─── Data listing

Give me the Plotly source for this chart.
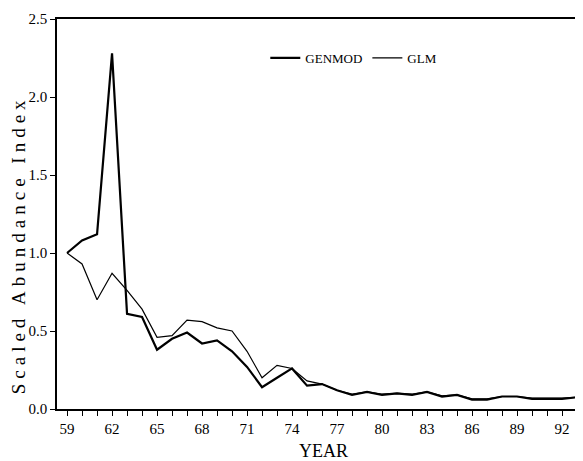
import plotly.graph_objects as go

years = list(range(59, 94))
genmod = [1.00, 1.08, 1.12, 2.28, 0.61, 0.59, 0.38, 0.45, 0.49, 0.42,
          0.44, 0.37, 0.27, 0.14, 0.20, 0.26, 0.15, 0.16, 0.12, 0.09,
          0.11, 0.09, 0.10, 0.09, 0.11, 0.08, 0.09, 0.06, 0.06, 0.08,
          0.08, 0.065, 0.065, 0.065, 0.075]
glm = [1.00, 0.93, 0.70, 0.87, 0.76, 0.64, 0.46, 0.47, 0.57, 0.56,
       0.52, 0.50, 0.37, 0.20, 0.28, 0.26, 0.18, 0.16, 0.12, 0.095,
       0.11, 0.095, 0.10, 0.095, 0.11, 0.085, 0.09, 0.065, 0.065, 0.08,
       0.08, 0.07, 0.07, 0.07, 0.075]
xtick_vals = [59, 62, 65, 68, 71, 74, 77, 80, 83, 86, 89, 92]
ytick_vals = [0.0, 0.5, 1.0, 1.5, 2.0, 2.5]

SERIF = "Liberation Serif, Times New Roman, serif"

fig = go.Figure()
fig.add_trace(go.Scatter(x=years, y=genmod, mode="lines", name="GENMOD",
                         line=dict(color="black", width=2.2)))
fig.add_trace(go.Scatter(x=years, y=glm, mode="lines", name="GLM",
                         line=dict(color="black", width=1.2)))

# page body has an 8px default margin: shift the plot area to compensate
fig.update_layout(
    width=583, height=461,
    margin=dict(l=49, r=8, t=11, b=60, autoexpand=False),
    paper_bgcolor="white", plot_bgcolor="white",
    font=dict(family=SERIF, color="black", size=15),
    showlegend=True,
    legend=dict(orientation="h", x=0.396, y=0.9, xanchor="left", yanchor="middle",
                font=dict(family=SERIF, size=13, color="black"),
                bgcolor="rgba(0,0,0,0)", itemwidth=30),
    xaxis=dict(range=[58.33, 93.4], tickvals=xtick_vals,
               ticktext=[str(v) for v in xtick_vals],
               ticks="outside", ticklen=5, tickwidth=1.2, tickcolor="black",
               minor=dict(dtick=1, tick0=59, ticks="outside", ticklen=5,
                          tickwidth=1, tickcolor="black"),
               showline=True, linecolor="black", linewidth=1.5, mirror=True,
               showgrid=False, zeroline=False, automargin=False,
               tickfont=dict(family=SERIF, size=15)),
    yaxis=dict(range=[0, 2.5], tickvals=ytick_vals, tickformat=".1f",
               ticks="outside", ticklen=5, tickwidth=1.2, tickcolor="black",
               showline=True, linecolor="black", linewidth=1.5,
               showgrid=False, zeroline=False, automargin=False,
               tickfont=dict(family=SERIF, size=15)),
)

fig.add_annotation(
    text='<span style="letter-spacing:5px">Scaled Abundance Index</span>',
    xref="paper", yref="paper", x=-0.074, y=0.42,
    xanchor="center", yanchor="middle", textangle=-90, showarrow=False,
    font=dict(family=SERIF, size=19, color="black"))

fig.add_annotation(
    text="YEAR", xref="paper", yref="paper", x=0.506, y=-0.108,
    xanchor="center", yanchor="middle", showarrow=False,
    font=dict(family=SERIF, size=18, color="black"))

fig.write_html("out.html")
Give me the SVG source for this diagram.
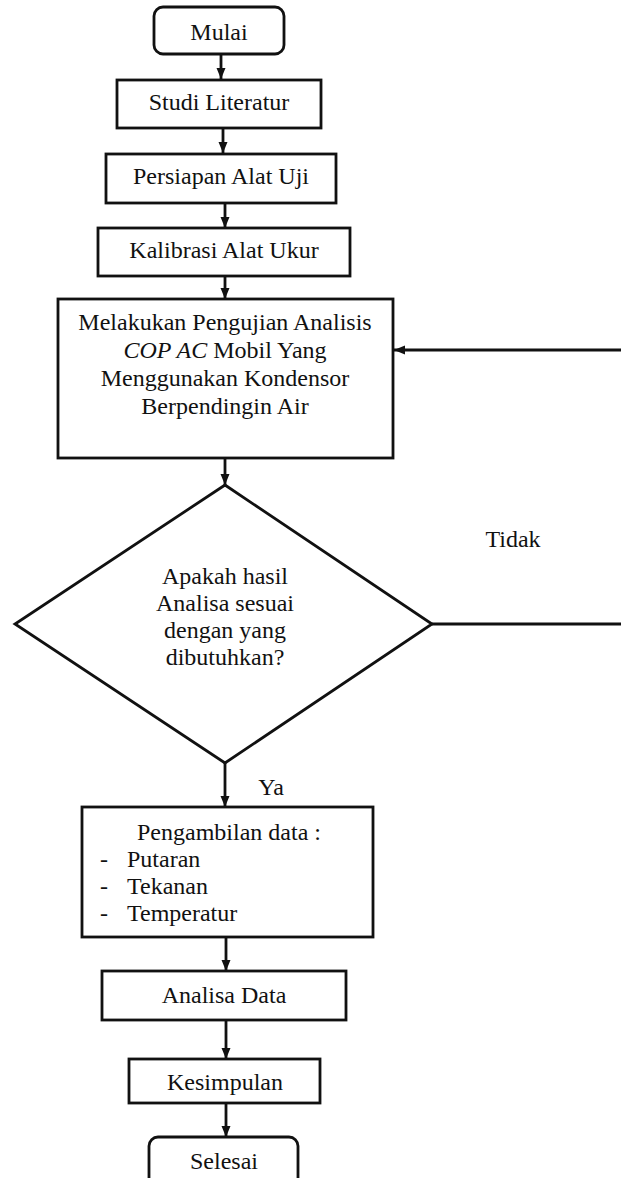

──────

> _Exercise goal_
All the records need to be repeated exactly, with the images dropped.

> _Response to the task_
Give me the Plotly source for this chart.
import plotly.graph_objects as go

years = list(range(59, 94))
genmod = [1.00, 1.08, 1.12, 2.28, 0.61, 0.59, 0.38, 0.45, 0.49, 0.42,
          0.44, 0.37, 0.27, 0.14, 0.20, 0.26, 0.15, 0.16, 0.12, 0.09,
          0.11, 0.09, 0.10, 0.09, 0.11, 0.08, 0.09, 0.06, 0.06, 0.08,
          0.08, 0.065, 0.065, 0.065, 0.075]
glm = [1.00, 0.93, 0.70, 0.87, 0.76, 0.64, 0.46, 0.47, 0.57, 0.56,
       0.52, 0.50, 0.37, 0.20, 0.28, 0.26, 0.18, 0.16, 0.12, 0.095,
       0.11, 0.095, 0.10, 0.095, 0.11, 0.085, 0.09, 0.065, 0.065, 0.08,
       0.08, 0.07, 0.07, 0.07, 0.075]
xtick_vals = [59, 62, 65, 68, 71, 74, 77, 80, 83, 86, 89, 92]
ytick_vals = [0.0, 0.5, 1.0, 1.5, 2.0, 2.5]

SERIF = "Liberation Serif, Times New Roman, serif"

fig = go.Figure()
fig.add_trace(go.Scatter(x=years, y=genmod, mode="lines", name="GENMOD",
                         line=dict(color="black", width=2.2)))
fig.add_trace(go.Scatter(x=years, y=glm, mode="lines", name="GLM",
                         line=dict(color="black", width=1.2)))

# page body has an 8px default margin: shift the plot area to compensate
fig.update_layout(
    width=583, height=461,
    margin=dict(l=49, r=8, t=11, b=60, autoexpand=False),
    paper_bgcolor="white", plot_bgcolor="white",
    font=dict(family=SERIF, color="black", size=15),
    showlegend=True,
    legend=dict(orientation="h", x=0.396, y=0.9, xanchor="left", yanchor="middle",
                font=dict(family=SERIF, size=13, color="black"),
                bgcolor="rgba(0,0,0,0)", itemwidth=30),
    xaxis=dict(range=[58.33, 93.4], tickvals=xtick_vals,
               ticktext=[str(v) for v in xtick_vals],
               ticks="outside", ticklen=5, tickwidth=1.2, tickcolor="black",
               minor=dict(dtick=1, tick0=59, ticks="outside", ticklen=5,
                          tickwidth=1, tickcolor="black"),
               showline=True, linecolor="black", linewidth=1.5, mirror=True,
               showgrid=False, zeroline=False, automargin=False,
               tickfont=dict(family=SERIF, size=15)),
    yaxis=dict(range=[0, 2.5], tickvals=ytick_vals, tickformat=".1f",
               ticks="outside", ticklen=5, tickwidth=1.2, tickcolor="black",
               showline=True, linecolor="black", linewidth=1.5,
               showgrid=False, zeroline=False, automargin=False,
               tickfont=dict(family=SERIF, size=15)),
)

fig.add_annotation(
    text='<span style="letter-spacing:5px">Scaled Abundance Index</span>',
    xref="paper", yref="paper", x=-0.074, y=0.42,
    xanchor="center", yanchor="middle", textangle=-90, showarrow=False,
    font=dict(family=SERIF, size=19, color="black"))

fig.add_annotation(
    text="YEAR", xref="paper", yref="paper", x=0.506, y=-0.108,
    xanchor="center", yanchor="middle", showarrow=False,
    font=dict(family=SERIF, size=18, color="black"))

fig.write_html("out.html")
Give me the SVG source for this diagram.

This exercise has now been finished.